The technology driving this includes:

  • Volumetric Video: Capturing not just a 2D image, but a 3D model of the action in real time.
  • LED Walls: Like those used in “The Mandalorian,” creating infinitely changeable, realistic backdrops without green-screen spill.
  • Spatial Audio: Sound that changes as you “move” your virtual head, making chatter and game sounds come from the correct direction.
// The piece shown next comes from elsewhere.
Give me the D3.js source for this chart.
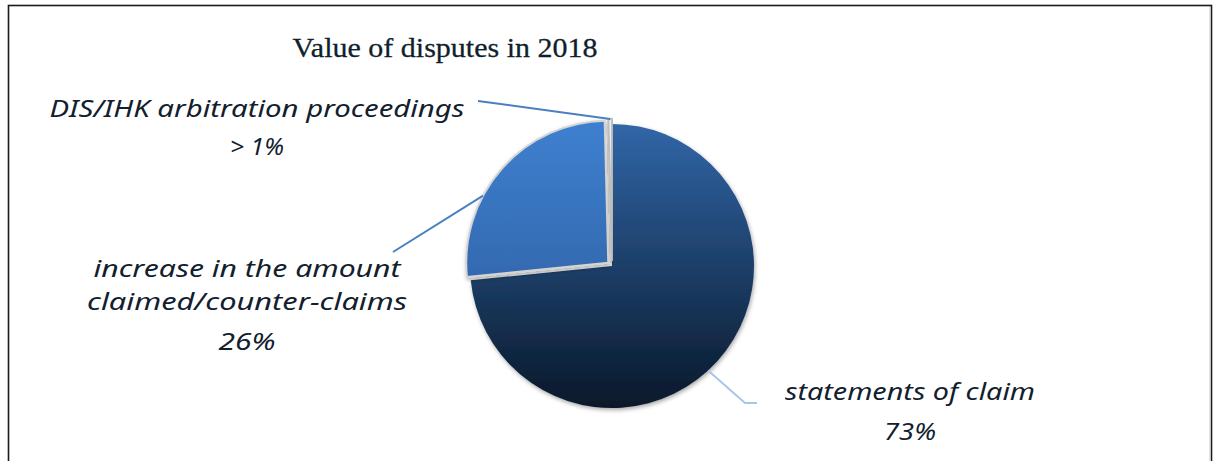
<!DOCTYPE html>
<html>
<head>
<meta charset="utf-8">
<script src="https://cdn.jsdelivr.net/npm/d3@7"></script>
<style>
  html, body { margin: 0; padding: 0; background: #ffffff; }
  svg { display: block; }
</style>
</head>
<body>
<svg id="chart" width="1216" height="461"></svg>
<script>
// ---- data ----
const categories = ["statements of claim", "increase in the amount claimed/counter-claims", "DIS/IHK arbitration proceedings"];
const values = [73.4, 26.2, 0.4];
const valueLabels = ["73%", "26%", "> 1%"];
const labelLines = [["statements of claim"], ["increase in the amount", "claimed/counter-claims"], ["DIS/IHK arbitration proceedings"]];
const title = "Value of disputes in 2018";

// ---- layout ----
const W = 1216, H = 461;
const cx = 612, cy = 266, R = 142;
const explode = [0, 5, 5];

const svg = d3.select("#chart");
const defs = svg.append("defs");

// gradients (local coordinates of the pie group)
function grad(id, c1, c2) {
  const g = defs.append("linearGradient").attr("id", id)
    .attr("gradientUnits", "userSpaceOnUse")
    .attr("x1", 0).attr("y1", -R).attr("x2", 0).attr("y2", R);
  g.append("stop").attr("offset", "0%").attr("stop-color", c1);
  g.append("stop").attr("offset", "100%").attr("stop-color", c2);
}
grad("g0", "#3166a8", "#091829");
grad("g1", "#3e80d0", "#2a5896");
grad("g2", "#eef2f8", "#c8d4e2");

const f = defs.append("filter").attr("id", "shadow")
  .attr("x", "-20%").attr("y", "-20%").attr("width", "140%").attr("height", "140%");
f.append("feDropShadow").attr("dx", 1).attr("dy", 2).attr("stdDeviation", 2.2)
  .attr("flood-color", "#000").attr("flood-opacity", 0.35);

// frame
svg.append("rect").attr("x", 8.5).attr("y", 5.5).attr("width", 1203).attr("height", 470)
  .attr("fill", "#ffffff").attr("stroke", "#1a1a1a").attr("stroke-width", 1.6);
svg.append("line").attr("x1", 1210).attr("x2", 1210).attr("y1", 7).attr("y2", 461)
  .attr("stroke", "#c8c8c8").attr("stroke-width", 1);

// title
svg.append("text").attr("x", 445).attr("y", 57)
  .attr("text-anchor", "middle")
  .attr("font-family", "'Liberation Serif', 'DejaVu Serif', serif")
  .attr("font-size", 28).attr("fill", "#0f1f2e")
  .attr("stroke", "#0f1f2e").attr("stroke-width", 0.3)
  .attr("textLength", 305).attr("lengthAdjust", "spacingAndGlyphs")
  .text(title);

// pie
const pie = d3.pie().sort(null).value(d => d).startAngle(0).endAngle(2 * Math.PI);
const arcs = pie(values);
const arc = d3.arc().innerRadius(0).outerRadius(R);

const g = svg.append("g").attr("transform", `translate(${cx},${cy})`);
const fills = ["url(#g0)", "url(#g1)", "url(#g2)"];
const strokes = ["none", "#d4d4d4", "#bdbdbd"];

g.selectAll("path.slice").data(arcs).join("path")
  .attr("class", "slice")
  .attr("transform", (d, i) => {
    const a = (d.startAngle + d.endAngle) / 2;
    return `translate(${Math.sin(a) * explode[i]},${-Math.cos(a) * explode[i]})`;
  })
  .attr("d", arc)
  .attr("fill", (d, i) => fills[i])
  .attr("stroke", (d, i) => strokes[i])
  .attr("stroke-width", 2)
  .attr("filter", "url(#shadow)");

// labels
const fontFam = "'Noto Sans', 'DejaVu Sans', sans-serif";
const txtColor = "#12202e";
const labelSpec = [
  { x: 910, ys: [400], vy: 440, widths: [250], vw: 52, lineColor: "#a8c6ec",
    pts: [[0, 0], [745, 403], [757, 403]] },
  { x: 247, ys: [277, 310], vy: 350, widths: [307, 320], vw: 57, lineColor: "#4a7fc1",
    pts: [[0, 0], [393, 252]] },
  { x: 257, ys: [117], vy: 155, widths: [415], vw: 54, lineColor: "#4a7fc1",
    pts: [[0, 0], [478, 101]] }
];

arcs.forEach((d, i) => {
  const s = labelSpec[i];
  const a = (d.startAngle + d.endAngle) / 2;
  let startPt;
  if (i === 0) {
    const ang = d.startAngle + (d.endAngle - d.startAngle) * 0.52;
    startPt = [cx + Math.sin(ang) * R, cy - Math.cos(ang) * R];
  } else if (i === 1) {
    const ang = d.startAngle + (d.endAngle - d.startAngle) * 0.36;
    const ex = explode[i];
    startPt = [cx + Math.sin(a) * ex + Math.sin(ang) * R, cy - Math.cos(a) * ex - Math.cos(ang) * R];
  } else {
    const ex = explode[i];
    startPt = [cx + Math.sin(a) * ex + Math.sin(a) * R, cy - Math.cos(a) * ex - Math.cos(a) * R];
  }
  const pts = [startPt].concat(s.pts.slice(1));
  svg.append("path")
    .attr("d", d3.line()(pts))
    .attr("fill", "none")
    .attr("stroke", s.lineColor)
    .attr("stroke-width", 2);

  labelLines[i].forEach((ln, j) => {
    svg.append("text").attr("x", s.x).attr("y", s.ys[j])
      .attr("text-anchor", "middle")
      .attr("font-family", fontFam).attr("font-style", "italic")
      .attr("font-size", 23).attr("fill", txtColor)
      .attr("textLength", s.widths[j]).attr("lengthAdjust", "spacingAndGlyphs")
      .text(ln);
  });
  svg.append("text").attr("x", s.x).attr("y", s.vy)
    .attr("text-anchor", "middle")
    .attr("font-family", fontFam).attr("font-style", "italic")
    .attr("font-size", 24).attr("fill", txtColor)
    .attr("textLength", s.vw).attr("lengthAdjust", "spacingAndGlyphs")
    .text(valueLabels[i]);
});
</script>
</body>
</html>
How This All Fits Together: A Seamless Ecosystem

Okay, so we have these pieces. VR, AR, mega-studios. The real future lies in their convergence. A single game stream, captured in a volumetric studio, could be accessed in multiple ways:

For the VR UserFull immersion in a 3D casino world.
For the AR UserA holographic table projected at home.
For the Traditional UserA stunning, cinematic 2D stream on their laptop or phone.

This multi-format approach is key. It meets players where they are, with whatever tech they have today, while future-proofing for tomorrow. The same immersive live casino experience scales across devices. That’s smart. That’s inclusive.

The Human Element in a Digital World

With all this tech talk, it’s easy to forget the core ingredient: the dealer. Honestly, their role becomes more crucial, not less. In a VR space, their personality, their ability to engage with virtual avatars, their warmth—it’s the anchor of reality. They’re not just croupiers; they’re hosts in a new dimension. Training will evolve. Charisma and tech-savviness will blend.

And that’s the heart of it all. These technologies aren’t about replacing the human connection that made live dealer games a hit. They’re about amplifying it. Deepening it. Making it feel, for a few moments, not like you’re playing a game, but like you’re somewhere else, with other people, sharing a real moment.

The future isn’t a cold, solitary digital pit. It’s a vibrant, social, and incredibly vivid world that happens to be accessed through a lens. The chips might be virtual, but the thrill? That’ll be more real than ever.